Its six-speed manual will never age the car (we’d avoid the Selespeed auto), while the Alfa’s magnificent-looking Busso 3.2-litre V6 is arguably more characterful even than the Maser’s unit. Delivering a rich growl you’ll not find in anything modern. Sadly, the driving experience isn’t quite such a delight with torque steer and understeer aplenty. But, hey, at least it’s a challenge.

The standard 156, with its hidden rear doors and offset number plate, looks great and the GTA’s extensive body kit only adds to the sense of occasion.

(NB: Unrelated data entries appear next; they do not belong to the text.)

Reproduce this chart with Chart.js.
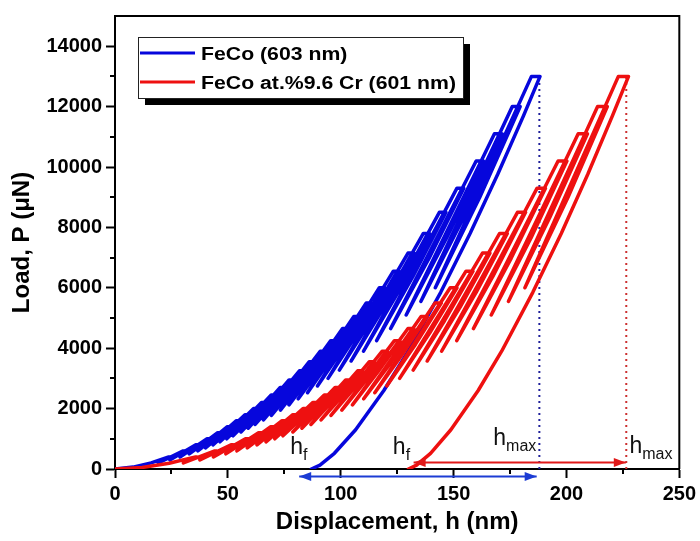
<!DOCTYPE html>
<html>
<head>
<meta charset="utf-8">
<script src="https://cdn.jsdelivr.net/npm/chart.js@4.4.0/dist/chart.umd.min.js"></script>
<style>
  html, body { margin: 0; padding: 0; background: #fff; }
  #wrap { width: 700px; height: 541px; }
</style>
</head>
<body>
<div id="wrap"><canvas id="chart" width="700" height="541"></canvas></div>
<script>
'use strict';

// load-partial unload cycles, displacement h (nm) / load P (uN)
var blueH = [0, 8, 16,
  23.8, 24.3, 21.9, 19.2,   30.2, 30.8, 27.7, 24.3,   35.8, 36.5, 32.9, 28.8,
  40.8, 41.6, 37.5, 32.9,   45.5, 46.4, 41.8, 36.7,   49.8, 50.8, 45.7, 40.1,
  53.8, 54.9, 49.4, 43.4,   57.7, 58.9, 53.0, 46.5,   61.4, 62.6, 56.4, 49.5,
  64.9, 66.2, 59.6, 52.3,   69.2, 70.6, 63.6, 55.8,   73.2, 74.7, 67.2, 59.0,
  77.1, 78.6, 70.8, 62.1,   81.7, 83.3, 75.0, 65.8,   86.0, 87.7, 79.0, 69.3,
  90.9, 92.7, 83.5, 73.3,   95.6, 97.5, 87.8, 77.1,   100.8, 102.8, 92.6, 81.2,
  105.8, 107.9, 97.1, 85.3, 111.3, 113.5, 102.2, 89.7, 117.1, 119.4, 107.5, 94.4,
  123.3, 125.8, 113.3, 99.4, 129.8, 132.4, 119.2, 104.6, 136.6, 139.3, 125.4, 110.1,
  143.7, 146.6, 132.0, 115.9, 151.5, 154.5, 139.1, 122.1, 160.0, 163.2, 146.9, 129.0,
  168.1, 171.5, 154.4, 135.5, 176.0, 179.5, 161.6, 141.9,
  184.5, 188.3,
  181.0, 169.5, 157.3, 144.3, 129.9, 119.1, 106.6, 97.2, 90.8, 87.0];
var blueP = [0, 63, 204,
  400, 400, 300, 200,       600, 600, 450, 300,       800, 800, 600, 400,
  1000, 1000, 750, 500,     1200, 1200, 900, 600,     1400, 1400, 1050, 700,
  1600, 1600, 1200, 800,    1800, 1800, 1350, 900,    2000, 2000, 1500, 1000,
  2200, 2200, 1650, 1100,   2450, 2450, 1840, 1225,   2700, 2700, 2025, 1350,
  2950, 2950, 2210, 1475,   3250, 3250, 2440, 1625,   3550, 3550, 2660, 1775,
  3900, 3900, 2925, 1950,   4250, 4250, 3190, 2125,   4650, 4650, 3490, 2325,
  5050, 5050, 3790, 2525,   5500, 5500, 4125, 2750,   6000, 6000, 4500, 3000,
  6550, 6550, 4910, 3275,   7150, 7150, 5360, 3575,   7800, 7800, 5850, 3900,
  8500, 8500, 6375, 4250,   9300, 9300, 6975, 4650,   10200, 10200, 7650, 5100,
  11100, 11100, 8325, 5550, 12000, 12000, 9000, 6000,
  13000, 13000,
  11700, 9750, 7800, 5850, 3900, 2600, 1300, 520, 130, 0];

var redH = [0, 12, 24,
  35.7, 36.4, 33.5, 30.3,   44.2, 45.1, 41.5, 37.6,   51.4, 52.4, 48.2, 43.6,
  57.8, 59.0, 54.3, 49.1,   63.6, 64.9, 59.7, 54.0,   69.0, 70.4, 64.8, 58.6,
  74.0, 75.5, 69.5, 62.9,   78.8, 80.4, 74.0, 66.9,   83.3, 85.0, 78.2, 70.8,
  87.6, 89.4, 82.3, 74.4,   92.7, 94.6, 87.1, 78.8,   97.5, 99.5, 91.6, 82.8,
  102.2, 104.2, 95.9, 86.8, 107.5, 109.7, 101.0, 91.3, 112.6, 114.9, 105.8, 95.7,
  118.3, 120.7, 111.1, 100.5, 123.8, 126.3, 116.2, 105.2, 129.8, 132.4, 121.9, 110.2,
  135.6, 138.3, 127.3, 115.1, 141.8, 144.6, 133.1, 120.4, 148.5, 151.5, 139.4, 126.1,
  155.5, 158.6, 146.0, 132.1, 162.8, 166.1, 152.9, 138.3, 170.4, 173.8, 160.0, 144.7,
  178.3, 181.9, 167.4, 151.4, 187.0, 190.7, 175.5, 158.8, 196.3, 200.2, 184.3, 166.7,
  205.2, 209.3, 192.6, 174.3, 213.8, 218.1, 200.7, 181.6,
  223.0, 227.5,
  220.4, 209.4, 197.7, 185.1, 171.3, 160.9, 148.8, 139.8, 133.6, 130.0];
var redP = [0, 50, 188,
  400, 400, 300, 200,       600, 600, 450, 300,       800, 800, 600, 400,
  1000, 1000, 750, 500,     1200, 1200, 900, 600,     1400, 1400, 1050, 700,
  1600, 1600, 1200, 800,    1800, 1800, 1350, 900,    2000, 2000, 1500, 1000,
  2200, 2200, 1650, 1100,   2450, 2450, 1840, 1225,   2700, 2700, 2025, 1350,
  2950, 2950, 2210, 1475,   3250, 3250, 2440, 1625,   3550, 3550, 2660, 1775,
  3900, 3900, 2925, 1950,   4250, 4250, 3190, 2125,   4650, 4650, 3490, 2325,
  5050, 5050, 3790, 2525,   5500, 5500, 4125, 2750,   6000, 6000, 4500, 3000,
  6550, 6550, 4910, 3275,   7150, 7150, 5360, 3575,   7800, 7800, 5850, 3900,
  8500, 8500, 6375, 4250,   9300, 9300, 6975, 4650,   10200, 10200, 7650, 5100,
  11100, 11100, 8325, 5550, 12000, 12000, 9000, 6000,
  13000, 13000,
  11700, 9750, 7800, 5850, 3900, 2600, 1300, 520, 130, 0];

var seriesNames = ['FeCo (603 nm)', 'FeCo at.%9.6 Cr (601 nm)'];
var peakLoad = 13000;
var hmaxBlue = 188;
var hmaxRed = 226.5;
// double arrows h_f <-> h_max, values are the arrow tips
var blueArrowH = [81.6, 186.8];
var blueArrowP = [-250, -250];
var redArrowH = [132.3, 226.3];
var redArrowP = [217, 217];

var xTicks = [0, 50, 100, 150, 200, 250];
var xMinor = [25, 75, 125, 175, 225];
var yTicks = [0, 2000, 4000, 6000, 8000, 10000, 12000, 14000];
var yMinor = [1000, 3000, 5000, 7000, 9000, 11000, 13000];

var FONT = "'Liberation Sans', Arial, sans-serif";
var BLUE = '#0606dc';
var RED = '#ee1010';
var BLUE_ARROW = '#1c3cd4';
var RED_ARROW = '#e01818';

function pts(hs, ps) {
  return hs.map(function(h, i) { return { x: h, y: ps[i] }; });
}

var textLabels = [
  { x: 77.6, y: 500, sub: 'f' },
  { x: 123.1, y: 500, sub: 'f' },
  { x: 167.6, y: 780, sub: 'max' },
  { x: 227.9, y: 525, sub: 'max' }
];

function arrowHead(ctx, x, y, dir, color) {
  ctx.fillStyle = color;
  ctx.beginPath();
  ctx.moveTo(x, y);
  ctx.lineTo(x - dir * 12, y - 4.5);
  ctx.lineTo(x - dir * 12, y + 4.5);
  ctx.closePath();
  ctx.fill();
}

var framePlugin = {
  id: 'frame',
  afterDraw: function(chart) {
    var ctx = chart.ctx, a = chart.chartArea;
    var xs = chart.scales.x, ys = chart.scales.y;
    ctx.save();
    ctx.strokeStyle = '#000';
    ctx.lineWidth = 2;
    ctx.beginPath();
    yMinor.forEach(function(v) {
      var py = Math.round(ys.getPixelForValue(v));
      ctx.moveTo(a.left - 5, py); ctx.lineTo(a.left, py);
    });
    xMinor.forEach(function(v) {
      var px = Math.round(xs.getPixelForValue(v));
      ctx.moveTo(px, a.bottom); ctx.lineTo(px, a.bottom + 5);
    });
    ctx.moveTo(a.left, a.top); ctx.lineTo(a.right, a.top); ctx.lineTo(a.right, a.bottom);
    ctx.stroke();

    // arrow heads on the h_f <-> h_max arrows
    [[blueArrowH, blueArrowP, BLUE_ARROW], [redArrowH, redArrowP, RED_ARROW]].forEach(function(ar) {
      var x0 = xs.getPixelForValue(ar[0][0]), x1 = xs.getPixelForValue(ar[0][1]);
      var y0 = ys.getPixelForValue(ar[1][0]), y1 = ys.getPixelForValue(ar[1][1]);
      arrowHead(ctx, x0, y0, -1, ar[2]);
      arrowHead(ctx, x1, y1, 1, ar[2]);
    });

    // h_f / h_max labels
    ctx.fillStyle = '#111';
    ctx.textBaseline = 'alphabetic';
    ctx.textAlign = 'left';
    textLabels.forEach(function(t) {
      var px = xs.getPixelForValue(t.x), py = ys.getPixelForValue(t.y);
      ctx.font = '23px ' + FONT;
      ctx.fillText('h', px, py);
      var w = ctx.measureText('h').width;
      ctx.font = '16px ' + FONT;
      ctx.fillText(t.sub, px + w, py + 6);
    });

    // legend box with drop shadow
    var bx = 138, by = 37, bw = 325, bh = 61;
    ctx.fillStyle = '#000';
    ctx.fillRect(bx + 7, by + 7, bw, bh);
    ctx.fillStyle = '#fff';
    ctx.fillRect(bx, by, bw, bh);
    ctx.lineWidth = 1;
    ctx.strokeStyle = '#222';
    ctx.strokeRect(bx + 0.5, by + 0.5, bw, bh);
    var colors = [BLUE, RED];
    seriesNames.forEach(function(name, i) {
      var ly = by + 16 + i * 29;
      ctx.strokeStyle = colors[i];
      ctx.lineWidth = 3;
      ctx.beginPath(); ctx.moveTo(bx + 2, ly); ctx.lineTo(bx + 57, ly); ctx.stroke();
      ctx.save();
      ctx.translate(bx + 63, ly + 7);
      ctx.scale(1.18, 1);
      ctx.fillStyle = '#000';
      ctx.font = 'bold 18px ' + FONT;
      ctx.fillText(name, 0, 0);
      ctx.restore();
    });
    ctx.restore();
  }
};

new Chart(document.getElementById('chart'), {
  type: 'scatter',
  data: {
    datasets: [
      { label: 'blue arrow', data: pts(blueArrowH, blueArrowP), showLine: true, clip: false,
        borderColor: BLUE_ARROW, borderWidth: 2, pointRadius: 0, order: 0 },
      { label: 'red arrow', data: pts(redArrowH, redArrowP), showLine: true, clip: false,
        borderColor: RED_ARROW, borderWidth: 2, pointRadius: 0, order: 0 },
      { label: seriesNames[1], data: pts(redH, redP), showLine: true, borderColor: RED,
        borderWidth: 3.5, pointRadius: 0, borderJoinStyle: 'round', borderCapStyle: 'round', order: 1 },
      { label: seriesNames[0], data: pts(blueH, blueP), showLine: true, borderColor: BLUE,
        borderWidth: 3.5, pointRadius: 0, borderJoinStyle: 'round', borderCapStyle: 'round', order: 2 },
      { label: 'hmax blue', data: [{ x: hmaxBlue, y: 0 }, { x: hmaxBlue, y: peakLoad }], showLine: true,
        borderColor: '#20209a', borderWidth: 2, borderDash: [2, 4], pointRadius: 0, order: 3 },
      { label: 'hmax red', data: [{ x: hmaxRed, y: 0 }, { x: hmaxRed, y: peakLoad }], showLine: true,
        borderColor: '#cc3030', borderWidth: 2, borderDash: [2, 4], pointRadius: 0, order: 3 }
    ]
  },
  options: {
    responsive: false,
    animation: false,
    devicePixelRatio: 1,
    events: [],
    layout: { padding: { top: 13, right: 18, left: 0, bottom: 0 } },
    plugins: { legend: { display: false }, tooltip: { enabled: false } },
    scales: {
      x: {
        type: 'linear', min: 0, max: 250,
        afterFit: function(s) { s.height = 72; },
        afterBuildTicks: function(s) { s.ticks = xTicks.map(function(v) { return { value: v }; }); },
        border: { display: true, color: '#000', width: 2 },
        grid: { drawOnChartArea: false, tickLength: 9, tickWidth: 2, tickColor: '#000', color: '#000' },
        ticks: { color: '#000', padding: 4, maxRotation: 0, callback: function(v) { return String(v); },
          font: { family: FONT, size: 20, weight: 'bold' } },
        title: { display: true, text: 'Displacement, h (nm)', color: '#000',
          padding: { top: 0, bottom: 4 }, font: { family: FONT, size: 24, weight: 'bold' } }
      },
      y: {
        type: 'linear', min: 0, max: 15000,
        afterFit: function(s) { s.width = 115; },
        afterBuildTicks: function(s) { s.ticks = yTicks.map(function(v) { return { value: v }; }); },
        border: { display: true, color: '#000', width: 2 },
        grid: { drawOnChartArea: false, tickLength: 9, tickWidth: 2, tickColor: '#000', color: '#000' },
        ticks: { color: '#000', padding: 4, callback: function(v) { return String(v); },
          font: { family: FONT, size: 20, weight: 'bold' } },
        title: { display: true, text: 'Load, P (μN)', color: '#000',
          padding: { top: 8, bottom: 0 }, font: { family: FONT, size: 24, weight: 'bold' } }
      }
    }
  },
  plugins: [framePlugin]
});
</script>
</body>
</html>
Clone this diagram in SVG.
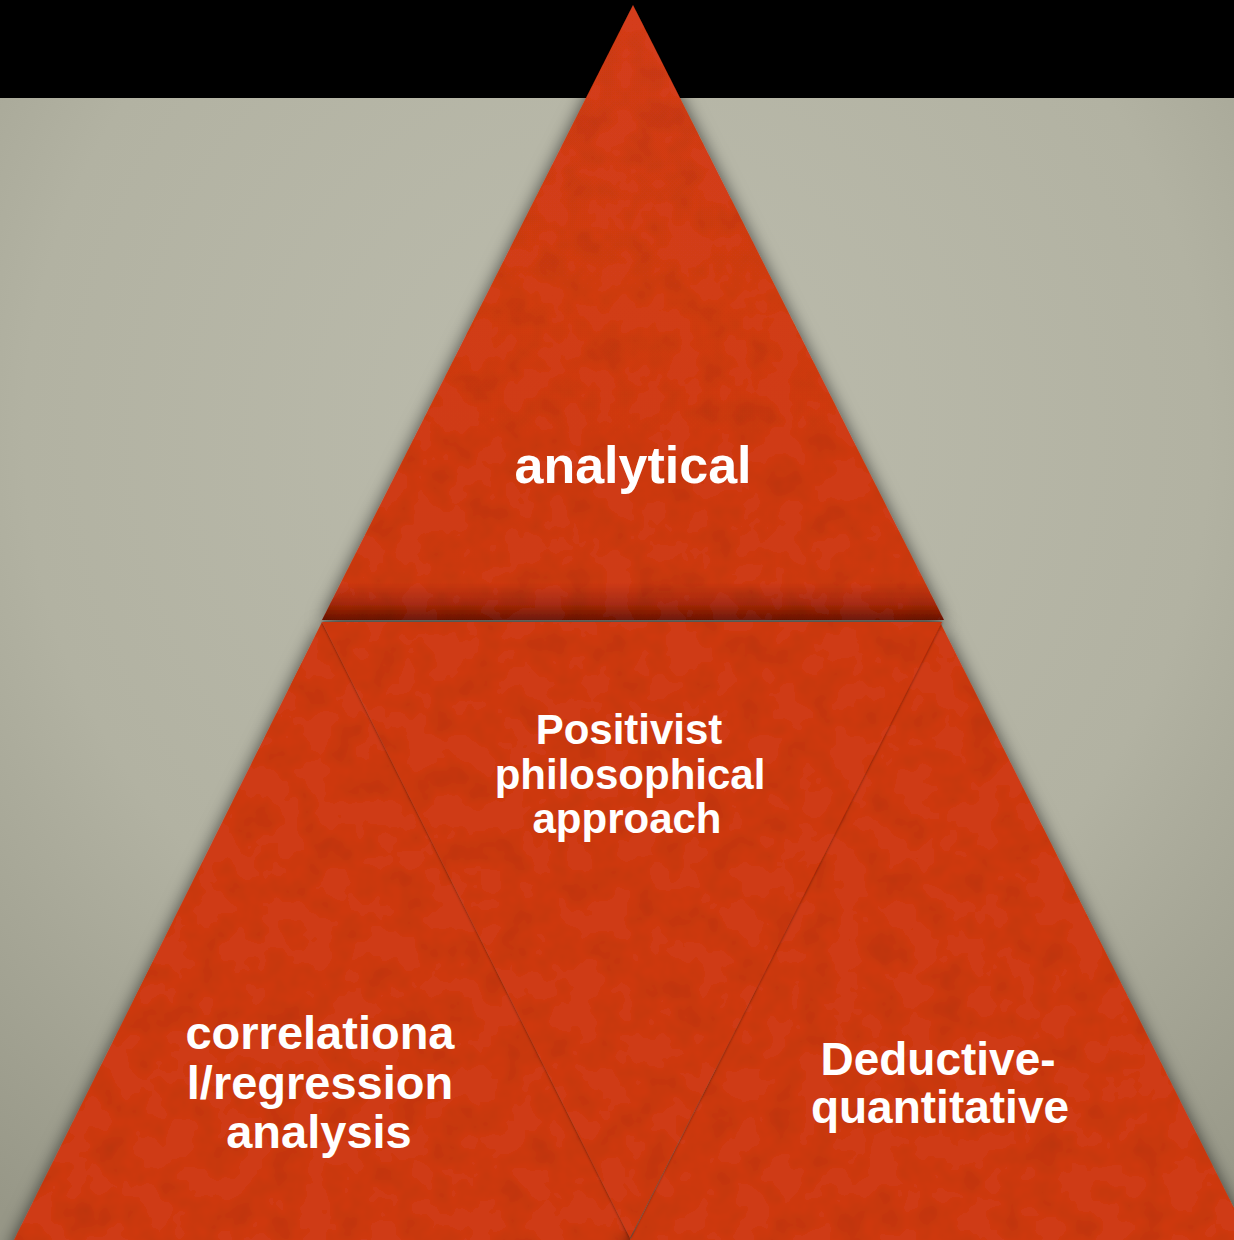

Considering their rarity (around 150 are left), £10,000 for a well-used example of this practical saloon seems like money well spent.

Vauxhall Insignia VXR

While the Vectra VXR was a tyre-smoking, understeering mess of a fast saloon, the Insignia VXR was rather good. It was, like the old car, a performance bargain giving you a 325PS (239kW) 2.8-litre turbocharged V6 (0-62mph in 5.7 seconds and a 155mph top speed) for the price of a bog-standard BMW 3 Series. But, unlike the car it replaced, it could also handle. Sure, it doesn’t have the rear-biassed feel of a fast BMW but standard four-wheel drive means it grips hard and is never flustered.

It’s also very comfortable if you’re looking for something to while away the miles in. The Insignia doesn’t have the wide-boy image of VXRs of old, either. Its clean shape and tight shut lines are more Audi than fast Ford – only the lovely ten-spoke alloy wheels hint that this is the performance model.

Inside, it’s more stereotypically ‘Vauxhall’. A sea of black plastic meets your eyes and the scatter of buttons doesn’t look tidy, but it is roomy. With prices starting from £7,000 for a car that is not much more than ten years old, it arguably offers the best value of all the cars here.